Is this issue of disjoint fields such a horrendous issue that it warrants a specific consideration at the language level?

I understand that sometimes the straightforward approach does not work because of it, but before considering enriching the language, I first wonder if this actually needs solving.

For now, it’s always been a very minor issue for me; I don’t encounter the problem often and can usually easily work around it.

2 Likes

I had been under the impression that this issue could be fixed by making the borrow checker somehow “smarter”. Had I misunderstood or has this option been taken off the table (and is it off for now or for good)?

The borrow checker can be modified to make it able to see when a method is not touching the unborrowed fields. But this increases the compilation times, and most importantly, you can't tell what fields are borrowed from the method signature, so you need a struct-level inference. Is this going to reduce the ability to perform separate compilation?

That's not the issue, the issue is that small changes in the body of the method change the signature of the method. So API stability is prone to breakage. The same reasoning applies to const fn, pure, full lifetime inference, return type inference, ...

1 Like

So the problem boils down to the fact that the computer wouldn't warn the programmer when he changed the (inferred) api by modifying the body of a function?
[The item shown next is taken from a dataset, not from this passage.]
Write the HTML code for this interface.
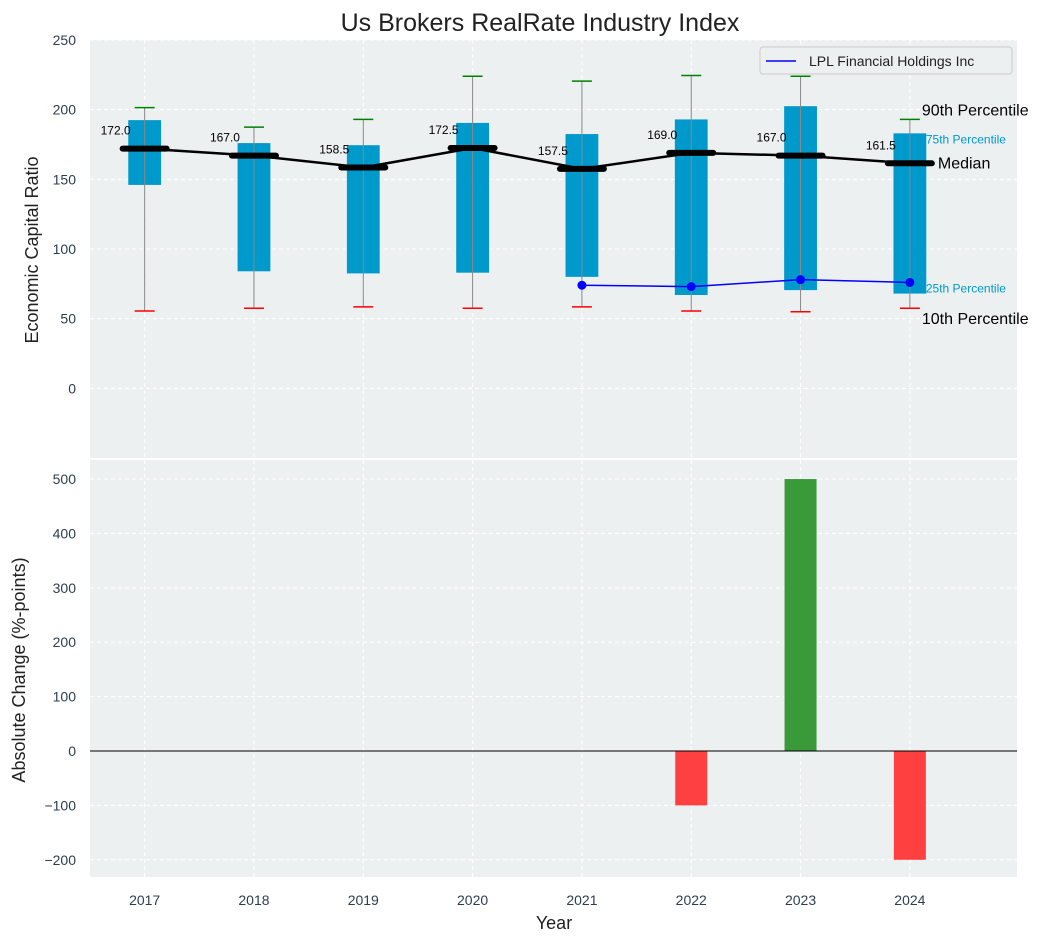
<!DOCTYPE html>
<html><head><meta charset="utf-8"><style>
body{margin:0;background:#fff;}
svg{font-family:"Liberation Sans","DejaVu Sans",sans-serif;}
</style></head><body>
<svg id="chart" width="1057" height="942" xmlns="http://www.w3.org/2000/svg">
<text x="540" y="31" text-anchor="middle" font-size="25" fill="#222">Us Brokers RealRate Industry Index</text>
<g id="topPanel"></g>
<g id="bottomPanel"></g>
</svg>
<script>
const years=[2017,2018,2019,2020,2021,2022,2023,2024];
const p10=[55.5,57.5,58.5,57.5,58.5,55.5,55,57.5];
const p25=[146,84,82.5,83,80,67,70.5,68];
const median=[172,167,158.5,172.5,157.5,169,167,161.5];
const p75=[192.5,176,174.5,190.5,182.5,193,202.5,183];
const p90=[201.5,187.5,193,224,220.5,224.5,224,193];
const lplYears=[2021,2022,2023,2024];
const lplValues=[74,73,78,76];
const changeYears=[2022,2023,2024];
const changeValues=[-100,500,-200];
const topTicks=[0,50,100,150,200,250];
const bottomTicks=[-200,-100,0,100,200,300,400,500];

const NS="http://www.w3.org/2000/svg";
function mk(parent,tag,attrs,text){const e=document.createElementNS(NS,tag);for(const k in attrs)e.setAttribute(k,attrs[k]);if(text!==undefined)e.textContent=text;parent.appendChild(e);return e;}
const X0=90,X1=1017;
function xs(v){return X0+(v-2016.5)/(2024.98-2016.5)*(X1-X0);}
function yTop(v){return 40+(250-v)*(418/300);}
function yBot(v){return 460+(535-v)*(417/766.6);}

const topG=document.getElementById('topPanel');
const botG=document.getElementById('bottomPanel');
const tickColor="#2c3e50";
let r=mk(topG,'rect',{x:X0,y:40,width:X1-X0,height:418,fill:"#ecf0f1"});

topTicks.forEach(t=>{
 let l=mk(topG,'line',{x1:X0,x2:X1,y1:yTop(t),y2:yTop(t),stroke:"#fff","stroke-dasharray":"4,3"});
 
 let tx=mk(topG,'text',{x:76,y:yTop(t)+5,"text-anchor":"end","font-size":14,fill:tickColor},t);
 
});
years.forEach(y=>{
 let l=mk(topG,'line',{x1:xs(y),x2:xs(y),y1:40,y2:458,stroke:"#fff","stroke-dasharray":"4,3"});
 
});
let yl=mk(topG,'text',{x:38,y:250,"text-anchor":"middle","font-size":18,fill:"#222",transform:"rotate(-90 38 250)"},"Economic Capital Ratio");

const bw=0.3*(xs(1)-xs(0));
years.forEach((y,i)=>{
 const cx=xs(y);
 let b=mk(topG,'rect',{x:cx-bw/2,y:yTop(p75[i]),width:bw,height:yTop(p25[i])-yTop(p75[i]),fill:"#0099cc"});
 
 let w=mk(topG,'line',{x1:cx,x2:cx,y1:yTop(p90[i]),y2:yTop(p10[i]),stroke:"#888","stroke-width":1});
 
 let c1=mk(topG,'line',{x1:cx-10,x2:cx+10,y1:yTop(p90[i]),y2:yTop(p90[i]),stroke:"green","stroke-width":1.5});
 
 let c2=mk(topG,'line',{x1:cx-10,x2:cx+10,y1:yTop(p10[i]),y2:yTop(p10[i]),stroke:"red","stroke-width":1.5});
 
});
let pts=years.map((y,i)=>xs(y)+","+yTop(median[i])).join(" ");
let ml=mk(topG,'polyline',{points:pts,fill:"none",stroke:"#000","stroke-width":2.5});

years.forEach((y,i)=>{
 const cx=xs(y);
 let m=mk(topG,'line',{x1:cx-22,x2:cx+22,y1:yTop(median[i]),y2:yTop(median[i]),stroke:"#000","stroke-width":6,"stroke-linecap":"round"});
 
 let t=mk(topG,'text',{x:cx-14,y:yTop(median[i])-14,"text-anchor":"end","font-size":12,fill:"#000"},median[i].toFixed(1));
 
});
let lp=mk(topG,'polyline',{points:lplYears.map((y,i)=>xs(y)+","+yTop(lplValues[i])).join(" "),fill:"none",stroke:"blue","stroke-width":1.5});

lplYears.forEach((y,i)=>{
 let c=mk(topG,'circle',{cx:xs(y),cy:yTop(lplValues[i]),r:4.5,fill:"blue"});
 
});
const last=years.length-1,lx=xs(years[last]);
const labelDy=[-4,10,5,-1,16];
[[p90[last],"90th Percentile",16,"#000",12],[p75[last],"75th Percentile",12,"#0099cc",16],[median[last],"Median",16,"#000",28],[p25[last],"25th Percentile",12,"#0099cc",16],[p10[last],"10th Percentile",16,"#000",12]].forEach((a,k)=>{
 let t=mk(topG,'text',{x:lx+a[4],y:yTop(a[0])+labelDy[k],"font-size":a[2],fill:a[3]},a[1]);
 
});
let lg=mk(topG,'g',{});
mk(lg,'rect',{x:760,y:47,width:252,height:27,rx:3,fill:"#ecf0f1",stroke:"#ccc"});
mk(lg,'line',{x1:766,x2:796,y1:61,y2:61,stroke:"blue","stroke-width":1.5});
let lt=mk(lg,'text',{x:809,y:66,"font-size":14,fill:"#222"},"LPL Financial Holdings Inc");


let r2=mk(botG,'rect',{x:X0,y:460,width:X1-X0,height:417,fill:"#ecf0f1"});

bottomTicks.forEach(t=>{
 let l=mk(botG,'line',{x1:X0,x2:X1,y1:yBot(t),y2:yBot(t),stroke:"#fff","stroke-dasharray":"4,3"});
 
 let tx=mk(botG,'text',{x:76,y:yBot(t)+5,"text-anchor":"end","font-size":14,fill:tickColor},t<0?"\u2212"+(-t):t);
 
});
years.forEach(y=>{
 let l=mk(botG,'line',{x1:xs(y),x2:xs(y),y1:460,y2:877,stroke:"#fff","stroke-dasharray":"4,3"});
 
 let t=mk(botG,'text',{x:xs(y),y:905,"text-anchor":"middle","font-size":14,fill:tickColor},y);
 
});
changeYears.forEach((y,i)=>{
 const v=changeValues[i];
 let b=mk(botG,'rect',{x:xs(y)-16,y:Math.min(yBot(v),yBot(0)),width:32,height:Math.abs(yBot(v)-yBot(0)),fill:v>=0?"#3a9a3a":"#ff4040"});
 
});
let zl=mk(botG,'line',{x1:X0,x2:X1,y1:yBot(0),y2:yBot(0),stroke:"#000","stroke-width":1});

let yl2=mk(botG,'text',{x:25,y:670,"text-anchor":"middle","font-size":18,fill:"#222",transform:"rotate(-90 25 670)"},"Absolute Change (%-points)");

let xl=mk(botG,'text',{x:554,y:929,"text-anchor":"middle","font-size":18,fill:"#222"},"Year");

</script>
</body></html>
If this is the case, then this adds confidence to my long-standing hunch that the IDE and the compiler should be one monolithic thing where one couldn't be separated from the other, and source files should be binary instead of text and the only way to modify them would be through that IDE/compiler application. This would enable all kinds of nice programming language features.

Are you really trying to start an editor war? You can make your IDE as fancy as you like, but don't try to tell me I can't use Vim...

Well, obviously I assumed that the Über-language would be integrated to Vim specifically. That goes without saying.

1 Like

No, this is not necessary at all.

Currently, the type-level contract of the API is visible in the signature. If we were to introduce contract elements that were inferred, there are different ways to prevent accidental breaking changes. Elm has experimented with automatically identifying changes in the inferred types of public signatures. The integrations you enumerated may be interesting for other reasons, but they are not necessary to solve this problem.

Personally, while a tool like elm's is interesting, I'm in favor of keeping the contract of an API explicit in the source.